Continue or start eating a wholesome, nutritious diet. You can work with your doctor to create a specific nutrition plan or simply make adjustments to your diet to ensure you’re getting the nutrients you need. Eating the right food can improve your energy levels, help you avoid fatigue and maintain strength and immunity.

Quit Smoking

Smoking can limit your treatment options and decrease life expectancy. Smokers often receive a poorer prognosis than non-smokers, and it’s never too late to see improvements from quitting. Smoking will weaken lung tissue, cause respiratory issues and lead to mucus buildup. It can also put you at greater risk for a variety of other health complications.

Get Plenty of Rest

Make sure you are well rested. Getting enough sleep will help you avoid colds and viruses, keep you energized and help you reap the benefits of exercise and activity.

Get Enough Exercise

While you’ll want to avoid pushing yourself to your limits in exercise, incorporating a healthy amount of activity into your lifestyle will likely help you feel good.
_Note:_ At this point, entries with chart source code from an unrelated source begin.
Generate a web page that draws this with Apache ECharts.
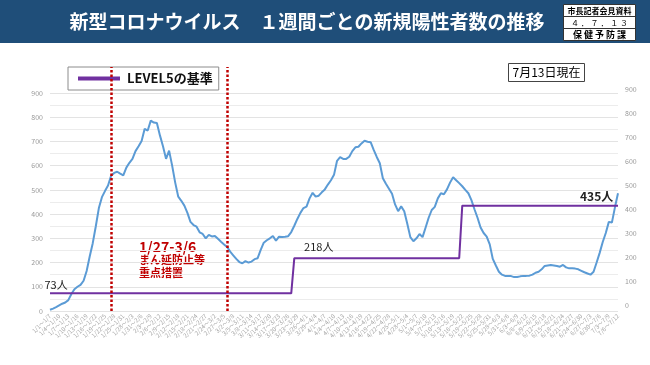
<!DOCTYPE html>
<html><head><meta charset="utf-8">
<script src="https://cdn.jsdelivr.net/npm/echarts@6/dist/echarts.min.js"></script>
<style>html,body{margin:0;padding:0;background:#fff}#c{width:650px;height:365px}</style>
</head><body><div id="c"></div>
<script>
// x categories: 7-day windows (start-end)
const categories = [
"1/1～1/7","1/2～1/8","1/3～1/9","1/4～1/10","1/5～1/11","1/6～1/12","1/7～1/13","1/8～1/14","1/9～1/15","1/10～1/16",
"1/11～1/17","1/12～1/18","1/13～1/19","1/14～1/20","1/15～1/21","1/16～1/22","1/17～1/23","1/18～1/24","1/19～1/25","1/20～1/26",
"1/21～1/27","1/22～1/28","1/23～1/29","1/24～1/30","1/25～1/31",
"1/26～2/1","1/27～2/2","1/28～2/3","1/29～2/4","1/30～2/5","1/31～2/6","2/1～2/7","2/2～2/8","2/3～2/9","2/4～2/10",
"2/5～2/11","2/6～2/12","2/7～2/13","2/8～2/14","2/9～2/15","2/10～2/16","2/11～2/17","2/12～2/18","2/13～2/19","2/14～2/20",
"2/15～2/21","2/16～2/22","2/17～2/23","2/18～2/24","2/19～2/25","2/20～2/26","2/21～2/27","2/22～2/28",
"2/23～3/1","2/24～3/2","2/25～3/3","2/26～3/4","2/27～3/5","2/28～3/6","3/1～3/7","3/2～3/8","3/3～3/9","3/4～3/10",
"3/5～3/11","3/6～3/12","3/7～3/13","3/8～3/14","3/9～3/15","3/10～3/16","3/11～3/17","3/12～3/18","3/13～3/19","3/14～3/20",
"3/15～3/21","3/16～3/22","3/17～3/23","3/18～3/24","3/19～3/25","3/20～3/26","3/21～3/27","3/22～3/28","3/23～3/29","3/24～3/30",
"3/25～3/31",
"3/26～4/1","3/27～4/2","3/28～4/3","3/29～4/4","3/30～4/5","3/31～4/6","4/1～4/7","4/2～4/8","4/3～4/9","4/4～4/10",
"4/5～4/11","4/6～4/12","4/7～4/13","4/8～4/14","4/9～4/15","4/10～4/16","4/11～4/17","4/12～4/18","4/13～4/19","4/14～4/20",
"4/15～4/21","4/16～4/22","4/17～4/23","4/18～4/24","4/19～4/25","4/20～4/26","4/21～4/27","4/22～4/28","4/23～4/29","4/24～4/30",
"4/25～5/1","4/26～5/2","4/27～5/3","4/28～5/4","4/29～5/5","4/30～5/6","5/1～5/7","5/2～5/8","5/3～5/9","5/4～5/10",
"5/5～5/11","5/6～5/12","5/7～5/13","5/8～5/14","5/9～5/15","5/10～5/16","5/11～5/17","5/12～5/18","5/13～5/19","5/14～5/20",
"5/15～5/21","5/16～5/22","5/17～5/23","5/18～5/24","5/19～5/25","5/20～5/26","5/21～5/27","5/22～5/28","5/23～5/29","5/24～5/30",
"5/25～5/31",
"5/26～6/1","5/27～6/2","5/28～6/3","5/29～6/4","5/30～6/5","5/31～6/6","6/1～6/7","6/2～6/8","6/3～6/9","6/4～6/10",
"6/5～6/11","6/6～6/12","6/7～6/13","6/8～6/14","6/9～6/15","6/10～6/16","6/11～6/17","6/12～6/18","6/13～6/19","6/14～6/20",
"6/15～6/21","6/16～6/22","6/17～6/23","6/18～6/24","6/19～6/25","6/20～6/26","6/21～6/27","6/22～6/28","6/23～6/29","6/24～6/30",
"6/25～7/1","6/26～7/2","6/27～7/3","6/28～7/4","6/29～7/5","6/30～7/6","7/1～7/7","7/2～7/8","7/3～7/9","7/4～7/10",
"7/5～7/11","7/6～7/12"
];

// weekly new positive cases
const weeklyCases = [
5,10,16,23,30,35,45,70,90,100,
108,125,165,225,280,350,425,470,495,518,
558,570,575,567,560,592,612,628,660,680,
702,752,745,786,778,776,725,680,628,662,
600,530,472,455,435,405,368,355,348,325,
318,300,314,308,310,298,286,275,264,245,
230,215,202,197,206,200,204,214,218,252,
282,292,300,310,290,307,306,307,309,326,
352,380,405,425,431,465,488,472,476,490,
502,522,540,562,620,635,628,628,637,660,
676,678,692,703,699,697,665,636,610,548,
525,505,484,440,412,432,412,360,305,288,
300,318,305,345,385,417,430,465,486,482,
502,530,552,540,528,515,500,486,458,420,
385,345,322,307,275,215,188,162,150,145,
145,144,140,140,143,145,145,146,150,158,
162,172,186,188,190,188,186,183,190,180,
176,176,175,172,166,160,155,150,162,200,
240,285,322,368,365,428,486
];

// LEVEL5 threshold
const level5 = [
73,73,73,73,73,73,73,73,73,73,73,73,73,73,73,73,73,73,73,73,
73,73,73,73,73,73,73,73,73,73,73,73,73,73,73,73,73,73,73,73,
73,73,73,73,73,73,73,73,73,73,73,73,73,73,73,73,73,73,73,73,
73,73,73,73,73,73,73,73,73,73,73,73,73,73,73,73,73,73,73,73,
218,218,218,218,218,218,218,218,218,218,218,218,218,218,218,218,218,218,218,218,
218,218,218,218,218,218,218,218,218,218,218,218,218,218,218,218,218,218,218,218,
218,218,218,218,218,218,218,218,218,218,218,218,218,218,218,
435,435,435,435,435,435,435,435,435,435,435,435,435,435,435,435,435,435,435,435,
435,435,435,435,435,435,435,435,435,435,435,435,435,435,435,435,435,435,435,435,
435,435,435,435,435,435,435,435,435,435,435,435
];

// level labels: [category, value]
const levelLabels = [["1/3～1/9",73],["3/30～4/5",218],["6/29～7/5",435]];
// priority measures period (1/27-3/6)
const measurePeriod = ["1/21～1/27","2/28～3/6"];
const yMin = 0, yMax = 900, yStep = 100;

const FONT = '"Noto Sans CJK JP","Noto Sans",sans-serif';
const chart = echarts.init(document.getElementById('c'));
chart.setOption({
  animation:false,
  backgroundColor:'#ffffff',
  textStyle:{fontFamily:FONT},
  grid:[
    {left:50, right:32, top:93, bottom:54},
    {left:50, right:32, top:89, bottom:60},
    {left:50, right:32, top:67, bottom:54}
  ],
  legend:{
    data:['LEVEL5の基準'], left:68, top:67, orient:'horizontal',
    backgroundColor:'#fff', borderColor:'#8c8c8c', borderWidth:1,
    padding:[5,6,5,10], icon:'rect', itemWidth:42, itemHeight:4,
    textStyle:{fontSize:13, fontWeight:'bold', color:'#111', fontFamily:FONT, padding:[0,0,0,2]}
  },
  xAxis:[
    {type:'category', gridIndex:0, data:categories, boundaryGap:false,
     axisLine:{show:false}, axisTick:{show:false},
     axisLabel:{interval:2, rotate:45, fontSize:6, color:'#a6a6a6', margin:4, fontFamily:FONT}},
    {type:'category', gridIndex:1, data:categories, boundaryGap:false, show:false},
    {type:'category', gridIndex:2, data:categories, boundaryGap:false, show:false}
  ],
  yAxis:[
    {type:'value', gridIndex:0, min:yMin, max:yMax, interval:yStep,
     axisLine:{show:false}, axisTick:{show:false},
     axisLabel:{fontSize:7, color:'#9a9a9a', margin:7, fontFamily:FONT},
     splitLine:{lineStyle:{color:'#e3e3e3', width:1}},
     minorTick:{show:false, splitNumber:2},
     minorSplitLine:{show:true, lineStyle:{color:'#ececec', width:1}}},
    {type:'value', gridIndex:1, position:'right', min:yMin, max:yMax, interval:yStep,
     axisLine:{show:false}, axisTick:{show:false}, splitLine:{show:false},
     axisLabel:{fontSize:7, color:'#9a9a9a', margin:7, fontFamily:FONT}},
    {type:'value', gridIndex:2, min:0, max:1, show:false}
  ],
  series:[
    {name:'新規陽性者数', type:'line', xAxisIndex:0, yAxisIndex:0, data:weeklyCases,
     showSymbol:false, smooth:false, lineStyle:{color:'#5b9bd5', width:2}, itemStyle:{color:'#5b9bd5'}, z:3},
    {name:'LEVEL5の基準', type:'line', xAxisIndex:0, yAxisIndex:0, data:level5,
     showSymbol:false, lineStyle:{color:'#7030a0', width:2}, itemStyle:{color:'#7030a0'}, z:4,
     markPoint:{symbol:'circle', symbolSize:0, silent:true,
       label:{show:true, position:'top', distance:3, formatter:'{c}人', color:'#222', fontSize:11, fontFamily:FONT},
       data:[
         {coord:levelLabels[0], value:levelLabels[0][1]},
         {coord:levelLabels[1], value:levelLabels[1][1], label:{distance:6}},
         {coord:levelLabels[2], value:levelLabels[2][1], label:{distance:3, fontSize:12, fontWeight:'bold'}}
       ]}},
    {name:'重点措置期間', type:'line', xAxisIndex:2, yAxisIndex:2, data:[],
     markLine:{symbol:'none', silent:true, label:{show:false},
       lineStyle:{color:'#c00000', type:[2.5,2], width:2.5},
       data:[{xAxis:measurePeriod[0]},{xAxis:measurePeriod[1]}]}}
  ],
  graphic:[
    {type:'rect', left:0, top:0, shape:{width:650, height:43}, style:{fill:'#1f4e79'}, z:0},
    {type:'text', x:307, y:22, style:{text:'新型コロナウイルス　１週間ごとの新規陽性者数の推移', fill:'#fff', font:'bold 19px "Noto Sans CJK JP"', align:'center', verticalAlign:'middle'}},
    {type:'rect', shape:{x:563.5, y:4.5, width:72, height:36}, style:{fill:'#fff', stroke:'#333', lineWidth:1}},
    {type:'line', shape:{x1:563.5, y1:16.5, x2:635.5, y2:16.5}, style:{stroke:'#333', lineWidth:1}},
    {type:'line', shape:{x1:563.5, y1:28.5, x2:635.5, y2:28.5}, style:{stroke:'#333', lineWidth:1}},
    {type:'text', x:599.5, y:10.5, style:{text:'市長記者会見資料', fill:'#000', font:'bold 8px "Noto Sans CJK JP"', align:'center', verticalAlign:'middle'}},
    {type:'text', x:599.5, y:22.5, style:{text:'４ ． ７ ． １ ３', fill:'#000', font:'8px "Noto Sans CJK JP"', align:'center', verticalAlign:'middle'}},
    {type:'text', x:599.5, y:34.5, style:{text:'保 健 予 防 課', fill:'#000', font:'bold 9px "Noto Sans CJK JP"', align:'center', verticalAlign:'middle'}},
    {type:'rect', shape:{x:508.5, y:63.5, width:76, height:18}, style:{fill:'#fff', stroke:'#444', lineWidth:1}},
    {type:'text', x:546.5, y:72.5, style:{text:'7月13日現在', fill:'#000', font:'12px "Noto Sans CJK JP"', align:'center', verticalAlign:'middle'}},
    {type:'text', x:139, y:246.5, style:{text:'1/27-3/6', fill:'#c00000', font:'bold 14px "Noto Sans CJK JP"', align:'left', verticalAlign:'middle'}},
    {type:'text', x:139, y:259.5, style:{text:'まん延防止等', fill:'#c00000', font:'bold 11px "Noto Sans CJK JP"', align:'left', verticalAlign:'middle'}},
    {type:'text', x:139, y:272.5, style:{text:'重点措置', fill:'#c00000', font:'bold 11px "Noto Sans CJK JP"', align:'left', verticalAlign:'middle'}}
  ]
});
</script></body></html>
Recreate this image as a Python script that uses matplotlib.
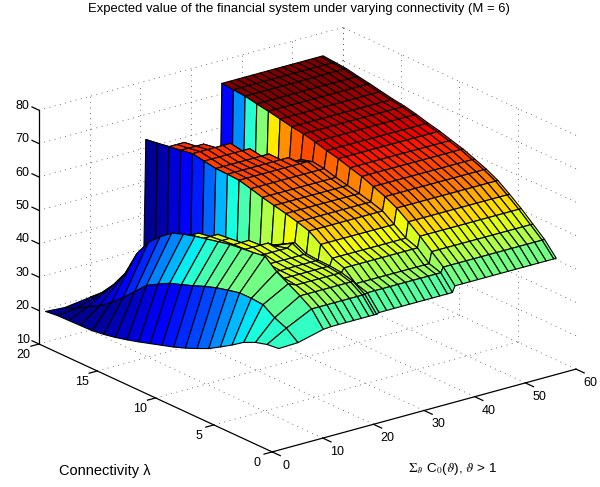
"""Expected value surface, MATLAB-style box and dotted grid (M = 6)."""

import matplotlib

matplotlib.use("Agg")  # headless
import matplotlib.pyplot as plt
import numpy as np
from matplotlib.colors import Normalize
from mpl_toolkits.mplot3d import proj3d
from mpl_toolkits.mplot3d.art3d import Poly3DCollection

plt.rcParams["font.family"] = ["Liberation Sans", "DejaVu Sans"]
plt.rcParams["mathtext.fontset"] = "stix"

TITLE = "Expected value of the financial system under varying connectivity (M = 6)"
X_TICKS = [0, 10, 20, 30, 40, 50, 60]
Y_TICKS = [0, 5, 10, 15, 20]
Z_TICKS = [10, 20, 30, 40, 50, 60, 70, 80]

# connectivity rows, lambda = 0..20
lam = list(range(21))

z_lip = [40.6, 40.2, 39.2, 37.6, 35.2, 33.0, 30.9, 29.3, 27.8, 26.5, 25.4,
         24.3, 23.2, 22.2, 21.3, 20.6, 20.1, 20.0, 19.9, 19.8, 19.4]
z_x5 = [40.8, 43.5, 45.0, 47.3, 47.6, 47.6, 46.8, 45.9, 44.7, 43.3, 42.0,
        40.8, 38.9, 36.9, 33.5, 30.0, 27.0, 24.4, 22.5, 20.3, 19.0]
# colour of the wall above x = 5 runs cooler than its height
c_x5 = [40.8, 43.0, 44.0, 44.5, 45.0, 45.0, 44.5, 43.5, 42.0, 40.0, 38.0,
        35.0, 32.5, 30.0, 27.5, 25.5, 24.0, 22.5, 21.0, 20.0, 19.0]
z_x10 = [42.7, 47.2, 49.5, 51.5, 53.5, 56.5, 56.0, 55.6, 55.2, 54.4, 53.6,
         52.8, 51.8, 50.5, 47.8, 44.5, 39.5, 32.0, 27.0, 23.0, 20.0]
z_ridge_a = [42.9, 47.2, 49.5, 50.5, 50.9, 51.0, 51.3, 52.0, 52.5, 52.3, 51.9,
             51.5, 50.9, 49.0, 32.0, 28.0, 25.0, 23.0, 21.0, 20.0, 20.0]
end_ridge_a = [20, 20, 20, 20, 20, 20, 20, 19, 17.5, 16, 14.5, 14.5, 13, 11.5, 10, 10, 10, 10, 10, 10, 10]
z_trough_a = [42.9, 47.2, 49.5, 50.5, 50.9, 51.0, 51.3, 53.0, 51.0, 49.0, 46.0,
              42.0, 39.0, 35.0, 31.0, 27.0, 25.0, 23.0, 21.0, 20.0, 20.0]
z_ridge_b = [43.2, 47.5, 48.6, 51.7, 53.0, 55.5, 57.9, 59.0, 59.9, 60.7, 61.5,
             62.5, 63.4, 63.6, 63.7, 64.3, 64.9, 64.3, 63.8, 63.2, 62.7]
end_ridge_b = [35, 35, 35, 35, 35, 35, 35, 35, 35, 35, 35, 35, 34.5, 33, 31.5, 30, 28.5, 25.5, 24, 21, 21]
z_trough_b = [43.2, 47.5, 48.6, 51.7, 53.0, 55.5, 57.9, 59.0, 59.9, 60.7, 61.5,
              62.5, 63.0, 62.0, 59.0, 54.0, 46.0, 40.0, 33.0, 26.0, 26.0]
z_plateau = [45.0, 49.0, 52.0, 55.0, 57.7, 60.2, 62.0, 63.4, 64.8, 65.8, 66.9,
             67.7, 68.7, 69.5, 70.0, 70.7, 71.4, 72.0, 72.7, 73.0, 73.3]

x_cols = [1.2, 5, 10, 11.5, 13, 14.5, 16, 17.5, 19, 20, 20.5,
          21, 22.5, 24, 25.5, 27, 28.5, 30, 31.5, 33, 34.5, 35.5,
          36, 37.5, 39, 40.5, 42, 43.5, 45, 46.5, 48, 49.5, 51, 52.5, 54, 55.5, 56]


def build_surface():
    z = np.zeros((len(lam), len(x_cols)))
    for i in lam:
        for j, x in enumerate(x_cols):
            if x == 1.2:
                z[i, j] = z_lip[i]
            elif x == 5:
                z[i, j] = z_x5[i]
            elif x == 10:
                z[i, j] = z_x10[i]
            elif x <= 20:
                z[i, j] = z_ridge_a[i] if x <= end_ridge_a[i] else z_trough_a[i]
            elif x == 20.5:
                z[i, j] = z_trough_a[i]
            elif x <= 35:
                z[i, j] = z_ridge_b[i] if x <= end_ridge_b[i] else z_trough_b[i]
            elif x == 35.5:
                z[i, j] = z_trough_b[i]
            else:
                z[i, j] = z_plateau[i]
    return z


def fit_axes(ax):
    # place the 3d box so the left and right floor corners land on the reference pixels
    m = ax.get_proj()
    xl, yl, _ = proj3d.proj_transform(0, 20, 10, m)
    xr, _, _ = proj3d.proj_transform(60, 0, 10, m)
    side = (576 - 39) / (xr - xl) * 0.185
    left = 39 - side * (xl + 0.095) / 0.185
    bottom = (487 - 344) - side * (yl + 0.095) / 0.185
    ax.set_position([left / 600, bottom / 487, side / 600, side / 487])
    ax.apply_aspect()


def box_text(fig, ax, x, y, z, label, **kw):
    # text goes on the figure at the projected point, the 3d axes overhang the canvas
    xp, yp, _ = proj3d.proj_transform(x, y, z, ax.get_proj())
    px, py = ax.transData.transform((xp, yp))
    fig.text(px / 600, py / 487, label, va="center", fontsize=9, **kw)


def main():
    fig = plt.figure(figsize=(6, 4.87), dpi=100)
    ax = fig.add_axes([0, 0, 1, 1], projection="3d", proj_type="ortho")
    ax.computed_zorder = False
    ax.set_xlim(0, 60, view_margin=0)
    ax.set_ylim(0, 20, view_margin=0)
    ax.set_zlim(10, 80, view_margin=0)
    ax.view_init(elev=20.8, azim=-127.5)
    ax.set_box_aspect((1, 1, 0.653))
    ax.set_axis_off()
    fit_axes(ax)

    # --- dotted grid on the three back planes ---
    grid = dict(color="#444444", lw=0.6, ls=(0, (1, 5.5)), zorder=1)
    for x in X_TICKS[1:]:
        ax.plot([x, x], [0, 20], [10, 10], **grid)
        ax.plot([x, x], [20, 20], [10, 80], **grid)
    for y in Y_TICKS[1:]:
        ax.plot([0, 60], [y, y], [10, 10], **grid)
        ax.plot([60, 60], [y, y], [10, 80], **grid)
    for z in Z_TICKS[1:]:
        ax.plot([0, 60], [20, 20], [z, z], **grid)
        ax.plot([60, 60], [0, 20], [z, z], **grid)

    # --- surface, far cells first, each coloured from its first vertex ---
    z = build_surface()
    cdata = z.copy()
    cdata[:, x_cols.index(5)] = c_x5
    colors = plt.get_cmap("jet")(Normalize(19, 72)(cdata))
    rank = 0
    for i in reversed(lam[:-1]):
        for j in reversed(range(len(x_cols) - 1)):
            cell = [(x_cols[j], lam[i], z[i, j]), (x_cols[j + 1], lam[i], z[i, j + 1]),
                    (x_cols[j + 1], lam[i + 1], z[i + 1, j + 1]), (x_cols[j], lam[i + 1], z[i + 1, j])]
            poly = Poly3DCollection([cell], facecolors=[colors[i, j]], edgecolors="black", linewidths=0.8)
            poly.set_zorder(2 + rank * 1e-4)
            ax.add_collection3d(poly, autolim=False)
            rank += 1

    # --- axes, ticks, labels ---
    solid = dict(color="black", lw=0.9, zorder=3)
    ax.plot([0, 60], [0, 0], [10, 10], **solid)
    ax.plot([0, 0], [0, 20], [10, 10], **solid)
    ax.plot([0, 0], [20, 20], [10, 80], **solid)
    for x in X_TICKS:
        ax.plot([x, x], [0, -0.7], [10, 10], **solid)
        box_text(fig, ax, x, -1.2, 7.8, str(x), ha="center")
    for y in Y_TICKS:
        ax.plot([0, -1.6], [y, y], [10, 10], **solid)
        box_text(fig, ax, -3, y, 7.8, str(y), ha="center")
    for z_tick in Z_TICKS:
        ax.plot([0, 0], [20, 20.6], [z_tick, z_tick], **solid)
        box_text(fig, ax, 0, 20.8, z_tick, str(z_tick), ha="right")

    fig.text(299 / 600, 1 - 9 / 487, TITLE, ha="center", va="center", fontsize=9.4)
    fig.text(59 / 600, 1 - 471 / 487, "Connectivity \u03bb", ha="left", va="center", fontsize=10.5)
    fig.text(408 / 600, 1 - 469 / 487, r"$\Sigma_{\vartheta}$ C$_0$($\vartheta$), $\vartheta$ > 1",
             ha="left", va="center", fontsize=9.7)

    fig.savefig("out.png", dpi=100)
    plt.close(fig)


if __name__ == "__main__":
    main()
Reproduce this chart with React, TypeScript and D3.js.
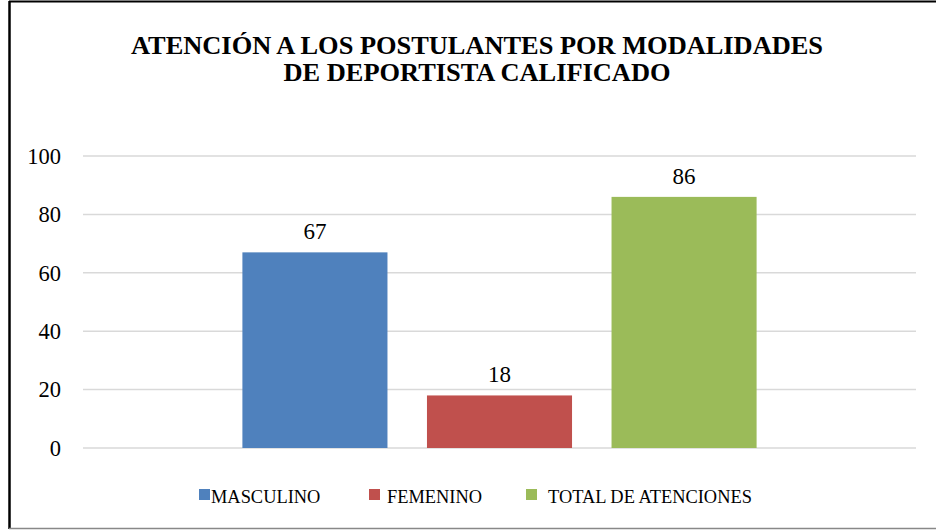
import React from "react";
import * as d3 from "d3";

const categories = [""];
const seriesNames = ["MASCULINO", "FEMENINO", "TOTAL DE ATENCIONES"];
const seriesValues = [67, 18, 86];
const seriesColors = ["#4F81BD", "#C0504D", "#9BBB59"];
const yTicks = [0, 20, 40, 60, 80, 100];
const titleLines = ["ATENCIÓN A LOS POSTULANTES POR MODALIDADES", "DE DEPORTISTA CALIFICADO"];

const W = 936;
const H = 530;
const FONT = '"Liberation Serif", "Times New Roman", serif';

export default function App() {
  const left = 83;
  const right = 916;
  const top = 156;
  const bottom = 448;

  const y = d3.scaleLinear().domain([0, 100]).range([bottom, top]);
  const x0 = d3.scaleBand<string>().domain(categories).range([left, right]).paddingInner(0).paddingOuter(0.31);
  const x1 = d3.scaleBand<string>().domain(seriesNames).range([0, x0.bandwidth()]).paddingInner(0.214).paddingOuter(0);

  const legendX = [199, 369, 526];
  const legendGap = [1, 7, 11];
  const titleWidths = [692, 387];
  const ts = { fontFamily: FONT };

  return (
    <svg width={W} height={H} style={{ position: "absolute", left: 0, top: 0, background: "#fff" }}>
      <rect x={0} y={0} width={W} height={H} fill="#fff" />
      {/* frame */}
      <line x1={9} x2={W} y1={1.5} y2={1.5} stroke="#000" strokeWidth={2} />
      <line x1={9.5} x2={9.5} y1={1} y2={529} stroke="#000" strokeWidth={2.5} />
      <line x1={9} x2={W} y1={528.5} y2={528.5} stroke="#888" strokeWidth={1.5} />

      {/* title */}
      {titleLines.map((t, i) => (
        <text
          key={i}
          x={477}
          y={54 + i * 27}
          textAnchor="middle"
          fontWeight="bold"
          fontSize={24.2}
          textLength={titleWidths[i]}
          lengthAdjust="spacingAndGlyphs"
          fill="#000"
          style={ts}
        >
          {t}
        </text>
      ))}

      {/* grid + y ticks */}
      {yTicks.map((t) => (
        <g key={t}>
          <line x1={left} x2={right} y1={y(t)} y2={y(t)} stroke="#d9d9d9" strokeWidth={1.5} />
          <text x={61} y={y(t)} dy="0.35em" textAnchor="end" fontSize={22.5} fill="#000" style={ts}>
            {t}
          </text>
        </g>
      ))}

      {/* bars */}
      {categories.map((c) => (
        <g key={c} transform={`translate(${x0(c)},0)`}>
          {seriesNames.map((s, i) => (
            <g key={s}>
              <rect x={x1(s)} y={y(seriesValues[i])} width={x1.bandwidth()} height={bottom - y(seriesValues[i])} fill={seriesColors[i]} />
              <text x={(x1(s) as number) + x1.bandwidth() / 2} y={y(seriesValues[i]) - 13} textAnchor="middle" fontSize={23} fill="#000" style={ts}>
                {seriesValues[i]}
              </text>
            </g>
          ))}
        </g>
      ))}

      {/* legend */}
      {seriesNames.map((s, i) => (
        <g key={s}>
          <rect x={legendX[i]} y={489} width={11} height={11} fill={seriesColors[i]} />
          <text x={legendX[i] + 11 + legendGap[i]} y={503} fontSize={18.4} fill="#000" style={ts}>
            {s}
          </text>
        </g>
      ))}
    </svg>
  );
}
Light exercise can help you combat fatigue, help bone density and muscle health and help you sleep. Staying active is also a good way to improve your mood through the release of endorphins, help you de-stress and allow you to sleep better.

Getting a Second Opinion on Your Prognosis

While it’s crucial to have a doctor you trust, it’s important to make sure you get a second opinion when receiving your prognosis. The best way to ensure the highest level of expertise is to consult a specialist in addition to a general oncologist. This way, you can avoid misinformation and feel more confident in your pleural mesothelioma prognosis.